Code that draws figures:
## Begin
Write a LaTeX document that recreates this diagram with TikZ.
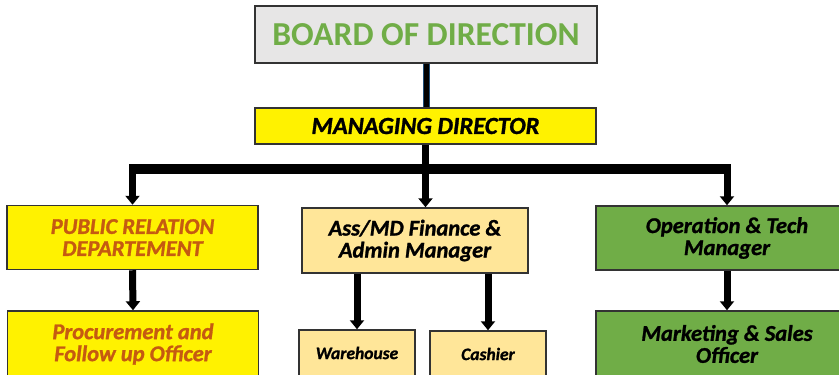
\documentclass[tikz,border=0pt]{standalone}
\usepackage{fontspec}
\setmainfont{Carlito}[BoldItalicFeatures={FakeBold=1.2}]
\usetikzlibrary{arrows.meta}
\definecolor{boardgray}{HTML}{E7E6E6}
\definecolor{boardgreen}{HTML}{70AD47}
\definecolor{deptorange}{HTML}{C55A11}
\definecolor{finbeige}{HTML}{FFE699}
\definecolor{linkblue}{HTML}{1F4E79}
\tikzset{
  box/.style={draw=black!80, line width=1.5pt, inner sep=0pt, align=center,
    font=\bfseries\itshape\fontsize{22.5}{22}\selectfont},
  feed/.style={line width=7pt, -{Triangle[width=14pt,length=9pt]}},
}
\begin{document}
\begin{tikzpicture}[x=1pt,y=-1pt]
	\useasboundingbox (0,0) rectangle (839,375);
	% top of the chart
	\node[box, fill=boardgray, text=boardgreen, minimum width=342pt, minimum height=57pt,
		font=\bfseries\fontsize{33.5}{33}\selectfont] (board) at (426,34.5) {BOARD OF DIRECTION};
	\node[box, fill=yellow, minimum width=341pt, minimum height=36pt,
		font=\bfseries\itshape\fontsize{24.5}{24}\selectfont] (md) at (425.5,126) {MANAGING DIRECTOR};
	\coordinate (bus) at ([yshift=-24pt]md.south);
	% departments
	\node[box, fill=yellow, text=deptorange, minimum width=251pt, minimum height=64pt] (pr) at (132.5,237.5) {PUBLIC RELATION\\DEPARTEMENT};
	\node[box, fill=finbeige, minimum width=226pt, minimum height=65pt] (fin) at (415,240.5) {Ass/MD Finance \&\\Admin Manager};
	\node[box, fill=boardgreen, minimum width=262pt, minimum height=64pt] (ops) at (727,238) {Operation \& Tech\\Manager};
	% bottom row
	\node[box, fill=yellow, text=deptorange, minimum width=251pt, minimum height=66pt] (proc) at (133,344) {Procurement and\\Follow up Officer};
	\node[box, fill=finbeige, minimum width=116pt, minimum height=46pt, font=\bfseries\itshape\fontsize{17.5}{17}\selectfont] (ware) at (357,353) {Warehouse};
	\node[box, fill=finbeige, minimum width=116pt, minimum height=46pt, font=\bfseries\itshape\fontsize{17.5}{17}\selectfont] (cash) at (488,354) {Cashier};
	\node[box, fill=boardgreen, minimum width=262pt, minimum height=66pt] (mkt) at (727,344) {Marketing \& Sales\\Officer};
	% connectors
	\draw[line width=1pt, linkblue, double=black, double distance=5pt] (board.south) -- (board.south |- md.north);
	\draw[line width=7pt] (md.south) -- (bus);
	\draw[line width=10pt, shorten <=-3.5pt, shorten >=-3.5pt] (bus -| pr.north) -- (bus -| ops.north);
	\draw[feed] (bus -| pr.north) -- (pr.north);
	\draw[feed] (bus) -- (bus |- fin.north);
	\draw[feed] (bus -| ops.north) -- (ops.north);
	\draw[feed] (pr.south) -- (proc.north);
	\draw[feed] (ops.south) -- (mkt.north);
	\draw[feed] (fin.south -| ware.north) -- (ware.north);
	\draw[feed] (fin.south -| cash.north) -- (cash.north);
\end{tikzpicture}
\end{document}
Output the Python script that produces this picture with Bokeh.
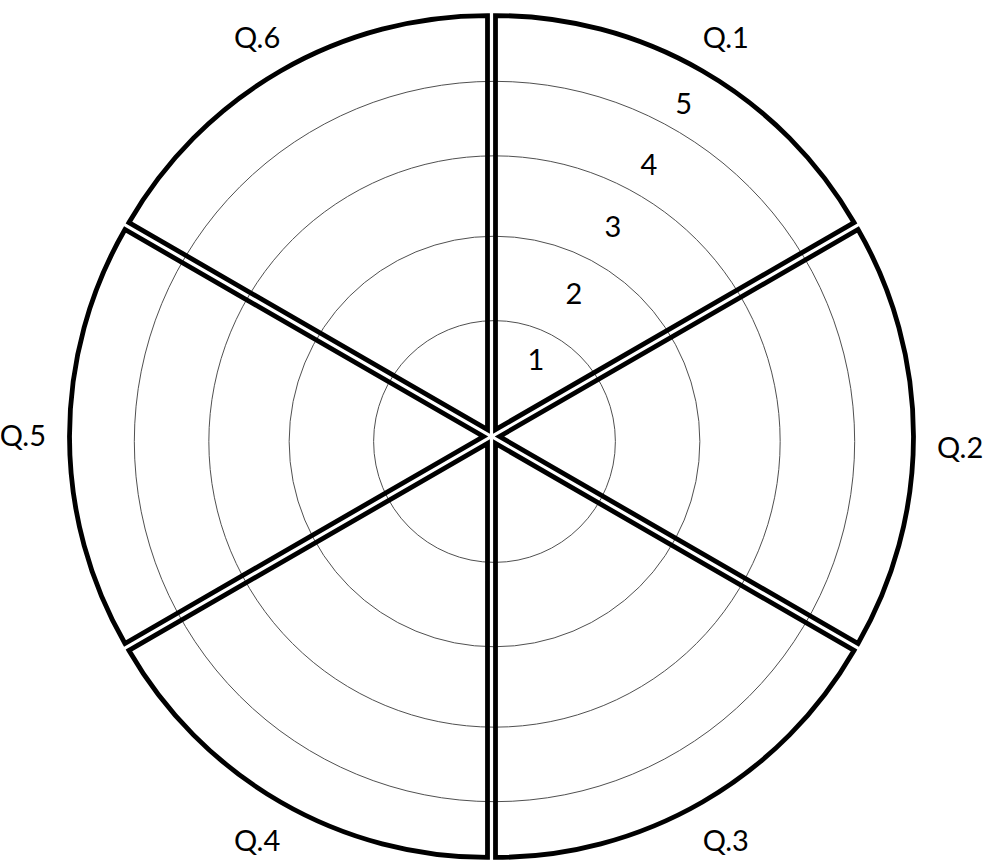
import numpy as np
from bokeh.plotting import figure
from bokeh.models import ColumnDataSource, Range1d
from bokeh.core.properties import value
from bokeh.embed import file_html
from bokeh.resources import INLINE

# ---- data ----
categories = ["Q.1", "Q.2", "Q.3", "Q.4", "Q.5", "Q.6"]
scores = [5, 5, 5, 5, 5, 5]              # every wedge drawn to the full score
ring_values = [1.46, 2.48, 3.45, 4.35]   # thin circular grid rings
tick_labels = ["1", "2", "3", "4", "5"]
tick_radii = [1.07, 1.99, 2.93, 3.80, 4.64]

# ---- layout / style constants ----
W, H = 987, 862
PX = 82.8                 # pixels per score unit
CX, CY = 491, 436         # chart centre inside the frame (px)
GAP = 8 / PX              # wedge offset along its bisector
LABEL_R = 5.66
LABEL_DY = [6, 10, -3, -3, -2, 6]   # small per-label vertical nudges (px)
TICK_ANGLE = np.deg2rad(60)
RING_DX, RING_DY = 3 / PX, -5 / PX

n = len(categories)
step = 2 * np.pi / n
# Q.1 starts at 12 o'clock and the sectors go clockwise
mid = np.pi / 2 - step / 2 - np.arange(n) * step
start = mid - step / 2
end = mid + step / 2

wedges = ColumnDataSource(dict(
    x=GAP * np.cos(mid), y=GAP * np.sin(mid),
    r=np.array(scores, dtype=float),
    start=start, end=end,
))
labels = ColumnDataSource(dict(
    x=LABEL_R * np.cos(mid), y=LABEL_R * np.sin(mid), text=categories,
    dy=LABEL_DY,
))
ticks = ColumnDataSource(dict(
    x=np.array(tick_radii) * np.cos(TICK_ANGLE),
    y=np.array(tick_radii) * np.sin(TICK_ANGLE),
    text=tick_labels,
))
rings = ColumnDataSource(dict(
    x=[RING_DX] * len(ring_values), y=[RING_DY] * len(ring_values), r=ring_values,
))

p = figure(width=W, height=H, output_backend="svg", toolbar_location=None,
           x_range=Range1d(-CX / PX, (W - CX) / PX),
           y_range=Range1d(-(H - CY) / PX, CY / PX),
           min_border=0)
p.axis.visible = False
p.grid.visible = False
p.outline_line_color = None
p.background_fill_color = "white"

p.circle(x="x", y="y", radius="r", source=rings, fill_color=None,
         line_color="#505050", line_width=1)
p.wedge(x="x", y="y", radius="r", start_angle="start", end_angle="end",
        source=wedges, fill_color=None, line_color="black", line_width=4.8,
        line_join="miter")
p.text(x="x", y="y", text="text", source=labels, text_font=value("Lato"),
       text_font_size="29px", text_align="center", text_baseline="middle",
       text_color="black", y_offset="dy")
p.text(x="x", y="y", text="text", source=ticks, text_font=value("Lato"),
       text_font_size="29px", text_align="center", text_baseline="middle",
       text_color="black")

open("out.html", "w").write(file_html(p, INLINE))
## End
Job
Your task is to reproduce only the lines from the one with "Output the Python" through the one with "RING_DX, RING_DY = 3 / PX, -5 / PX", keeping both ends. Skip every picture.

Problem solution
Output the Python script that produces this picture with Bokeh.
import numpy as np
from bokeh.plotting import figure
from bokeh.models import ColumnDataSource, Range1d
from bokeh.core.properties import value
from bokeh.embed import file_html
from bokeh.resources import INLINE

# ---- data ----
categories = ["Q.1", "Q.2", "Q.3", "Q.4", "Q.5", "Q.6"]
scores = [5, 5, 5, 5, 5, 5]              # every wedge drawn to the full score
ring_values = [1.46, 2.48, 3.45, 4.35]   # thin circular grid rings
tick_labels = ["1", "2", "3", "4", "5"]
tick_radii = [1.07, 1.99, 2.93, 3.80, 4.64]

# ---- layout / style constants ----
W, H = 987, 862
PX = 82.8                 # pixels per score unit
CX, CY = 491, 436         # chart centre inside the frame (px)
GAP = 8 / PX              # wedge offset along its bisector
LABEL_R = 5.66
LABEL_DY = [6, 10, -3, -3, -2, 6]   # small per-label vertical nudges (px)
TICK_ANGLE = np.deg2rad(60)
RING_DX, RING_DY = 3 / PX, -5 / PX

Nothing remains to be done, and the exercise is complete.